The video, as well as the album’s sleeve, are made with Staples’ daughter, artist Sidonie Osborne Staples. Stuart comments: ”Sid was making these tiny ceramic characters, I asked her to make some of the band. Later I wrote this song about somehow trying make sense of this strange world I felt developing around me and these little guys came back into my mind. Let’s take them on a stop-motion journey across a strange land, from the barren rocks to the bountiful fruit that is not familiar and maybe poisonous. Sid put the landscapes together and moved the figures, millimetres at a time. Neil took the photographs, we edited as we went along.”
The journey began during a break from the tour for Tindersticks’ 30th-anniversary compilation Past Imperfect, as Staples began writing New World, Always a Stranger and The Secret of Breathing. Ideas were knocked around in the studio, McKinna bringing the start of Falling, the Light and Soon to be April, and the record began to creep forward.
That growth proceeded at a studio in Girona, Spain – not a “fancy studio”, says Stuart, but one that offered the vital attributes of rooms big enough to play, cook, eat, hang out and listen to music together in. ”To me, working with a band is a conversation. It’s about people. When a songwriter provides ideas for people to bring to life musically, it starts a conversation that everybody’s involved in and has some kind of ownership of. I suppose it starts off from me with an acoustic guitar singing the start of New World. I know what that song means to me, how I want it to feel. But at the same time, I love to be surprised, it’s all about those conversations being alive.

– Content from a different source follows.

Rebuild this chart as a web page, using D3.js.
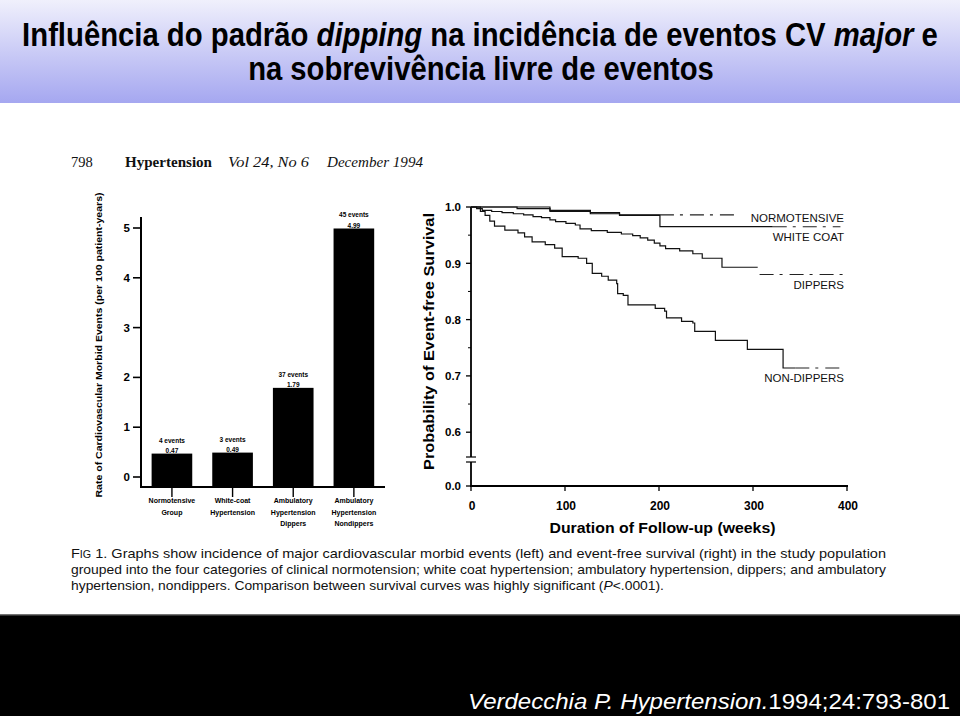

“And it’s fun to work with people like Gina and Julian, and within the band, with ideas flowing. We can have ideas but that’s just the start of the conversation” he adds. ”When you’re actually there in the room and things start to happen, things can really fly. You can walk away from the studio feeling so enlivened. It can be a fantastic feeling.”
With the vocals, strings and brass completed in London, the result upholds Tindersticks’ extraordinarily sustained commitment to ambition and exploration, stretching back more than three decades.
If the symphonic ruminations of Tindersticks’ trio of 1993-7 albums established them as trend-averse explorers of great depth and reach, Simple Pleasure (1999) and Can Our Love… (2001) proved equally adept at exploring contrasting textures within tighter contexts. After 2003’s twinkling Waiting for the Moon, and an emotional live performance of their second album in 2006, the band said farewell to three old bandmates, leaving Staples, Fraser and Boulter to start again. McKinna (multi-instrumentalist) and Thomas Belhom (drums) joined for the warming rebirth of The Hungry Saw (2008) before Harvin took over on drums for the increasingly confident Falling Down a Mountain (2010) and the palpably freeing The Something Rain (2012).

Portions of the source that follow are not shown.